New Jersey/Bern (pte/20.09.2011/12:15) Wer gähnt, kühlt sein Gehirn und verhilft ihm damit zu mehr Leistungsfähigkeit. Das behauptet der Evolutionsbiologe Andrew Gallup von der Princeton University http://princeton.edu in der Zeitschrift „Frontiers in Evolutionary Neuroscience“. In Experimenten konnte er zeigen, dass Menschen im Winter viel häufiger gähnen als im Sommer. Seine umstrittene These: Ist die Umgebungsluft zu warm, bewirkt Gähnen keinen Kühleffekt – weshalb wir im Sommer seltener gähnen. Warum Menschen und auch andere höhere Lebewesen gähnen, ist noch immer ungeklärt. Man weiß heute, dass Gähnen nicht die Sauerstoff-Versorgung des Gehirns verbessern soll, wie lange angenommen wurde – sonst würde ja jede Anstrengung zum Gähnen führen. Auch für den beim Schlucken oder Kauen stattfindenden Druckausgleich hat die charakteristische Kieferbewegung keine Bedeutung. Dass sie aufgrund seiner hochgradigen Ansteckbarkeit soziale Funktionen hat, gilt hingegen als unbestritten.
Temperatur-Check im Oberstübchen
Diesen Nachahmer-Effekt machte sich Gallup in seinen Versuchen zunutze. Er zeigte 160 Menschen im Winter und im Sommer in der freien Luft Gähn-Bilder und überprüfte die Reaktion. In der kalten Jahreszeit waren mehr als doppelt so viele Gähner zu beobachten wie in der Hitze, auch nach Berücksichtigung möglicher Störfaktoren wie Luftfeuchte, der im Freien verbrachten Zeit oder der Schlafdauer in der Nacht zuvor.

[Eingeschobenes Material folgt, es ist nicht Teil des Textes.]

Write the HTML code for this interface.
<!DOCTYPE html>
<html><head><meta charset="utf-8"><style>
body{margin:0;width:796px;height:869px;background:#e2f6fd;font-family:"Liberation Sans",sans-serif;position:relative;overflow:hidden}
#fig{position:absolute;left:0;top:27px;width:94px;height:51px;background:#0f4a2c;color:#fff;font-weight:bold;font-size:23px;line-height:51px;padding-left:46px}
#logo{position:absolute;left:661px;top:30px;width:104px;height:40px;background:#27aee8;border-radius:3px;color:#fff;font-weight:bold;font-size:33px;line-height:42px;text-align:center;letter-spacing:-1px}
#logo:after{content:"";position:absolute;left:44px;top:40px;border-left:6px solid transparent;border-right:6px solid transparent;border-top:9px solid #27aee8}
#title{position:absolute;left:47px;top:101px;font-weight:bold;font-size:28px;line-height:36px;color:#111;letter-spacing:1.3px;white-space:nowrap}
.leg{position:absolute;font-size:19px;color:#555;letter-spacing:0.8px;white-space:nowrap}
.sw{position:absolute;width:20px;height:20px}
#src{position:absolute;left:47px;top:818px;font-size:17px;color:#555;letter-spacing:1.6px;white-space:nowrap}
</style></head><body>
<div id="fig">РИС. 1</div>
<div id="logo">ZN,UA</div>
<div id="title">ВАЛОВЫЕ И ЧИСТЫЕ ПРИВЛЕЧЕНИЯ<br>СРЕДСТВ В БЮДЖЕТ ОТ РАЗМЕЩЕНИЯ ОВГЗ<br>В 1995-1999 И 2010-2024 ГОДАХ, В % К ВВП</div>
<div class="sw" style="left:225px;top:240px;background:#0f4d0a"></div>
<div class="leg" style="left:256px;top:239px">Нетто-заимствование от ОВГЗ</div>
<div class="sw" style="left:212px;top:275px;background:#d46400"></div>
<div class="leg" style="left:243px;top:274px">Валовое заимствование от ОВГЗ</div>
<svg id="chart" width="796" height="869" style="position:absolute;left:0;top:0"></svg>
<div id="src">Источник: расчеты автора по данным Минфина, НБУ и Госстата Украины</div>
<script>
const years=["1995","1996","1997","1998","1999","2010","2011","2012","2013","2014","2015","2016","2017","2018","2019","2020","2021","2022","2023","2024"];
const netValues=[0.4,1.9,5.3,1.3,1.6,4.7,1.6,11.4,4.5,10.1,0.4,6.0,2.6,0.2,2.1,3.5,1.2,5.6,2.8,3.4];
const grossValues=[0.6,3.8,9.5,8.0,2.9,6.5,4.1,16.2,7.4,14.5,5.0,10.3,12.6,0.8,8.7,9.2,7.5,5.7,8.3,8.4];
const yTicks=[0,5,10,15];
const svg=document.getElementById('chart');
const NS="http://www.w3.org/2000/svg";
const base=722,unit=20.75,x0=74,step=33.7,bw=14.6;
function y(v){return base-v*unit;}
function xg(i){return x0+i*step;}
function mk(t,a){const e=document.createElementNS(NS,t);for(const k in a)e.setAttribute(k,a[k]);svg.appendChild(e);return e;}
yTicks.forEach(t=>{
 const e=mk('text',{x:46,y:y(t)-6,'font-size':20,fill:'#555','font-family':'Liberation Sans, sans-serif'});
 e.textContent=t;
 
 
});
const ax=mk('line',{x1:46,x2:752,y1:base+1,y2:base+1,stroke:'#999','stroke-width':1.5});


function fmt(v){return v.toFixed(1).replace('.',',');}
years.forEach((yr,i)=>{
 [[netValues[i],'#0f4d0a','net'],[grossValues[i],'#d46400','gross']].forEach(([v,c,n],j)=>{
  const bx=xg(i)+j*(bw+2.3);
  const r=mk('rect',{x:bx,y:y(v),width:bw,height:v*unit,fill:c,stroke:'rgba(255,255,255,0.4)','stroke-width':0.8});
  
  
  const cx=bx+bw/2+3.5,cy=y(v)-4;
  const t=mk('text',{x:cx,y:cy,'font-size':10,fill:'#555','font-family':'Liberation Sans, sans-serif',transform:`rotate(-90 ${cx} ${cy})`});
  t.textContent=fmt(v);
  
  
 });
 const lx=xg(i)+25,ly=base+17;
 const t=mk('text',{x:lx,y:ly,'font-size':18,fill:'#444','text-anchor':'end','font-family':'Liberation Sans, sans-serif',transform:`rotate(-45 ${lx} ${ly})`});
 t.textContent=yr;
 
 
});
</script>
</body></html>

Viel eher als Gelangweiltsein oder Schlafenwollen signalisiert Gähnen somit Wärmeaustausch, glaubt Gallup. Seine Gehirnkühl-These verfolgt der Wissenschaftler schon seit 2007 (pressetext berichtete: http://pressetext.com/news/20070628037 ). Damals zeigte er, dass Nasenatmung, der Aufenthalt in kühlen Räumen oder eine Kühlung per Kühlpäckchen an der Stirn das Gähnen unterdrücken. Bei Ratten konnte er zudem nach dem Gähnen eine Normalisierung von kurz zuvor angestiegener Hirntemperatur feststellen.

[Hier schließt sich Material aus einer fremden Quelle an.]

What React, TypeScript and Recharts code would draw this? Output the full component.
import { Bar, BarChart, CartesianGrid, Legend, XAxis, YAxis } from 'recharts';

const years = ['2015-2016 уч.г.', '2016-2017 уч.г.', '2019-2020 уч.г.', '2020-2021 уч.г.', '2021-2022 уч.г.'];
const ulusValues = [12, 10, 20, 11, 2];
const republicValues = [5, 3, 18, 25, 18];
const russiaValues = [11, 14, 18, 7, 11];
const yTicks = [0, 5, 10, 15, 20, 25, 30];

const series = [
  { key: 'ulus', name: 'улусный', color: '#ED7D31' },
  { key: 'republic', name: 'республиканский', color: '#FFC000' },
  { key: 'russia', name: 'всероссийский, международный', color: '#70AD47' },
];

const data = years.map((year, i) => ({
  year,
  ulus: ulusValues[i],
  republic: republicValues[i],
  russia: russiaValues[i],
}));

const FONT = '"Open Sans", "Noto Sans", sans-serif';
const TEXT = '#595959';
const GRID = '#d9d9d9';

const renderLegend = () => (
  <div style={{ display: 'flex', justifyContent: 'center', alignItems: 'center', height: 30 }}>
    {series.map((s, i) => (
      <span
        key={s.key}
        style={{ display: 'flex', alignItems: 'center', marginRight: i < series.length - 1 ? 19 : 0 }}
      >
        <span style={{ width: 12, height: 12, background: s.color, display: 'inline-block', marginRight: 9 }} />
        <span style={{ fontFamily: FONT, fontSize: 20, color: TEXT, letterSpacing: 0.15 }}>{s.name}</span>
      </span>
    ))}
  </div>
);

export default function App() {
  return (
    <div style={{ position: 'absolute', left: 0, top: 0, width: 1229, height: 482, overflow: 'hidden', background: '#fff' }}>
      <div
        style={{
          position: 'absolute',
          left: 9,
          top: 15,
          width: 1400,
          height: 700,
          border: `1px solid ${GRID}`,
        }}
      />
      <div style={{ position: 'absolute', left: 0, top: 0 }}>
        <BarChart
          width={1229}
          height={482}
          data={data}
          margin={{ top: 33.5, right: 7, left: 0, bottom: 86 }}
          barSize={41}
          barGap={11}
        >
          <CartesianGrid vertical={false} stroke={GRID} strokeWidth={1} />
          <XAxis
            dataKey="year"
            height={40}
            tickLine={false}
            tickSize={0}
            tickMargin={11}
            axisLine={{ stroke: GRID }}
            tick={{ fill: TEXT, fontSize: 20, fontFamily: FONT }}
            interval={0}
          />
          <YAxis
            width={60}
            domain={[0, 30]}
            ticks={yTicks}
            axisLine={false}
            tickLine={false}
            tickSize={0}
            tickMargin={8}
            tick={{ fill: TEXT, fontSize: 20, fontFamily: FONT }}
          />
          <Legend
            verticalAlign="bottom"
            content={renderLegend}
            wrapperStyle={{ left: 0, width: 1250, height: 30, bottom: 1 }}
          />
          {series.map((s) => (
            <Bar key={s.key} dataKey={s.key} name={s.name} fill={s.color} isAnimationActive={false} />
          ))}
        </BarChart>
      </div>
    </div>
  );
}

Wichtiges Kommunikationsmittel
Konsensfähig dürfte Gallups These allerdings noch kaum sein. Schweizer Forscher um Adrian Guggisberg argumentieren, dass Kühlung der Stirn erfrischt und schon deshalb Müdigkeit und Gähnen vertreibt, zudem kühlt die Nasenatmung das Gehirn weit effektiver als das Gähnen.
„Am ehesten scheint Gähnen eine Form der Kommunikation zu sein, die etwa Tierrudeln hilft, das Einschlafen zu synchronisieren“, so der Neurologe Johannes Mathis vom Inselspital Bern http://www.neuro-bern.ch gegenüber pressetext. Die Gähn-Erforschung sei zwar klinisch nur wenig relevant, wissenschaftlich jedoch genauso spannend wie andere ungeklärte Reflexe wie Schluckauf oder das Niesen, erklärt der Experte.